Two thousand newsboys and homeless men and women were fed through the generosity of Mr. Fliess, who provides such a feast every Christmas. His father began giving these annual dinners forty-five years ago, and his son is continuing them in his memory. Seven hundred pounds of turkey, three hundred of ham, four barrels of potatoes and four of turnips, fifteen hundred pies and countless gallons of coffee, tea, and soup were the principal items of his provision last night. Two hundred applicants were seated at a time. There was no disorder.

One man, arriving late, when the last dishes were being cleared away, was referred to Mr. Heig.

“Misteer,” he said, “I came from Peekskill, walking all the way, and I am most famished. Can I have something to eat?”

“There is a cup of tea or coffee left, anyway, and a piece of bread. Give it to him,” Mr. Heig said, turning to his assistants.

Presently a plate of steaming turkey and vegetables was placed in front of the man. Mr. Heig said one of the girls helping in the kitchen,[Pg 181] who hadn’t eaten anything since morning, had insisted that her share go to the traveller.

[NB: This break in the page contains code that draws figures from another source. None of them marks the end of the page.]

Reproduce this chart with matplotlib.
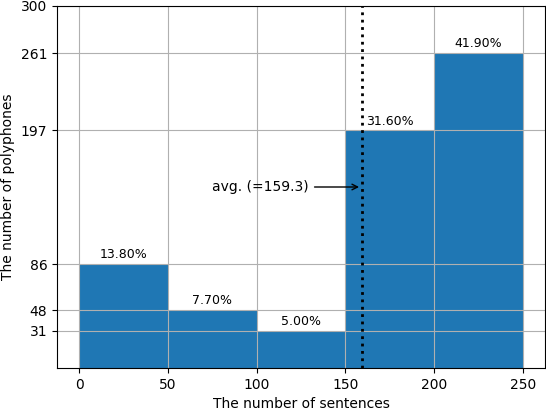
import matplotlib
matplotlib.use("Agg")
import matplotlib.pyplot as plt

bin_edges = [0, 50, 100, 150, 200]
bin_width = 50
counts = [86, 48, 31, 197, 261]
pct_labels = ["13.80%", "7.70%", "5.00%", "31.60%", "41.90%"]
avg_value = 159.3
yticks = [31, 48, 86, 197, 261, 300]

fig = plt.figure(figsize=(5.46, 4.08), dpi=100)
ax = fig.add_axes([57 / 546, 40 / 408, 488 / 546, 362 / 408])

bars = ax.bar(bin_edges, counts, width=bin_width, align='edge', color='#1f77b4')
for b, lab in zip(bars, pct_labels):
    ax.annotate(lab, (b.get_x() + b.get_width() / 2, b.get_height()),
                xytext=(0, 2), textcoords='offset points',
                ha='center', va='bottom', fontsize=9)

ax.axvline(avg_value, color='black', linestyle=':', linewidth=2)
ax.annotate("avg. (=%.1f)" % avg_value, xy=(avg_value, 150),
            xytext=(129.5, 150), ha='right', va='center', fontsize=10,
            arrowprops=dict(arrowstyle='->', color='black'))

ax.set_xlim(-12.5, 262.5)
ax.set_ylim(0, 300)
ax.set_yticks(yticks)
ax.set_xlabel("The number of sentences")
ax.set_ylabel("The number of polyphones")
ax.grid(True)

fig.savefig("out.png", dpi=100)
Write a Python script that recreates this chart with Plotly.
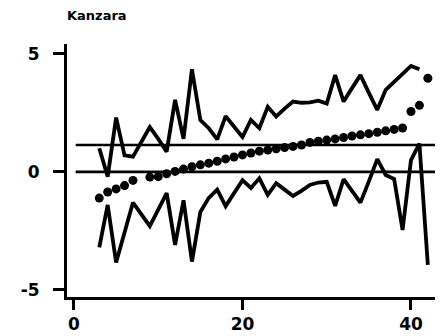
import plotly.graph_objects as go

# ---- data ----
x_idx = [3, 4, 5, 6, 7, 9, 10, 11, 12, 13, 14, 15, 16, 17, 18, 19, 20, 21, 22, 23,
         24, 25, 26, 27, 28, 29, 30, 31, 32, 33, 34, 35, 36, 37, 38, 39, 40, 41, 42]

estimate = [-1.11, -0.85, -0.72, -0.58, -0.36, -0.22, -0.20, -0.08, 0.02, 0.12,
            0.22, 0.30, 0.37, 0.45, 0.55, 0.63, 0.72, 0.80, 0.88, 0.93,
            0.98, 1.03, 1.08, 1.14, 1.25, 1.30, 1.35, 1.40, 1.46, 1.52,
            1.57, 1.62, 1.68, 1.74, 1.80, 1.86, 2.56, 2.82, 3.97]

upper = [1.00, -0.20, 2.30, 0.70, 0.65, 1.90, 1.40, 0.86, 3.05, 1.40,
         4.35, 2.20, 1.85, 1.38, 2.36, 1.90, 1.48, 2.20, 1.85, 2.76,
         2.35, 2.68, 2.98, 2.93, 2.95, 3.02, 2.90, 4.10, 2.98, 3.55,
         4.10, 3.35, 2.63, 3.48, 3.82, 4.15, 4.49, 4.35, None]

lower = [-3.20, -1.40, -3.84, -2.55, -1.30, -2.30, -1.60, -0.90, -3.09, -1.20,
         -3.80, -1.70, -1.10, -0.75, -1.45, -0.90, -0.35, -0.68, -0.27, -0.97,
         -0.48, -0.75, -1.02, -0.80, -0.55, -0.45, -0.42, -1.44, -0.31, -0.80,
         -1.30, -0.40, 0.54, -0.13, -0.30, -2.46, 0.50, 1.20, -3.94]

ref_levels = [0.0, 1.14]

x_tickvals = [0, 20, 40]
x_ticktext = ["0", "20", "40"]
y_tickvals = [-5, 0, 5]
y_ticktext = ["-5", "0", "5"]

title_text = "Kanzara"

# ---- figure ----
# (the page body adds an 8 px margin, so the layout is shifted up/left by 8 px)
font_family = "DejaVu Sans"
fig = go.Figure()

for lvl in ref_levels:
    fig.add_shape(type="line", xref="x", yref="y", x0=0.2, x1=43.1, y0=lvl, y1=lvl,
                  line=dict(color="black", width=2.6))

fig.add_trace(go.Scatter(x=x_idx, y=upper, mode="lines",
                         line=dict(color="black", width=3.8), connectgaps=False,
                         hoverinfo="skip"))
fig.add_trace(go.Scatter(x=x_idx, y=lower, mode="lines",
                         line=dict(color="black", width=3.8), hoverinfo="skip"))
fig.add_trace(go.Scatter(x=x_idx, y=estimate, mode="markers",
                         marker=dict(color="black", size=9), hoverinfo="skip"))

m_l, m_r, m_t, m_b = 59, 8, 36, 47
plot_h = 336 - m_t - m_b
fig.add_annotation(text="<b>" + title_text + "</b>", xref="paper", yref="paper",
                   x=-2 / 376, y=1 + (m_t - 8) / plot_h, xanchor="left", yanchor="middle",
                   showarrow=False,
                   font=dict(family=font_family, size=13, color="black"))

fig.update_layout(
    width=443, height=336,
    margin=dict(l=m_l, r=m_r, t=m_t, b=m_b, autoexpand=False),
    paper_bgcolor="white", plot_bgcolor="white",
    showlegend=False,
    font=dict(family=font_family, size=17, color="black"),
    xaxis=dict(range=[-0.83, 43.8], showgrid=False, zeroline=False, automargin=False,
               showline=True, linecolor="black", linewidth=3,
               ticks="outside", ticklen=10, tickwidth=3, tickcolor="black",
               tickvals=x_tickvals, ticktext=["<b>" + t + "</b>" for t in x_ticktext],
               tickfont=dict(family=font_family, size=17, color="black")),
    yaxis=dict(range=[-5.3, 5.42], showgrid=False, zeroline=False, automargin=False,
               showline=True, linecolor="black", linewidth=3,
               ticks="outside", ticklen=11, tickwidth=3, tickcolor="black",
               tickvals=y_tickvals, ticktext=["<b>" + t + "</b>" for t in y_ticktext],
               ticklabelstandoff=10,
               tickfont=dict(family=font_family, size=17, color="black")),
)

fig.write_html("out.html")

Mr. Heig said the closing of many manufacturing plants in the last year had set thousands of boys adrift. The Newsboys’ Lodging House had become a haven, he said, for all the homeless and friendless lads in the city, and in the last year had sheltered 3,844 different boys.

Christmas and other holidays give occasion for accounts of various forms of celebration, of which the following story from the New York Evening Post is a good example:

Just when the afternoon shadows were beginning to lengthen in Trinity churchyard, the snow-hedged paths were filled with children hurrying to the service known as the “Visit to the Manger.” By scores they surged along, bearing banners, until the church doors swallowed them up. It was the day of one of Trinity’s most hallowed customs. Nobody knows exactly when it was instituted, although tradition says that it began during the late Dr. Dix’s incumbency. With the passing years the “Visit to the Manger” has become the recognized prelude to the Sunday School feast and Christmas tree, on the day before Christmas.

In the church long streamers of greens twined the pillars, and here and there gleamed holly; above the rows of heads the banners with their inscriptions trembled. Shrill young voices joined in the carols. Notes of the processional rang clearly.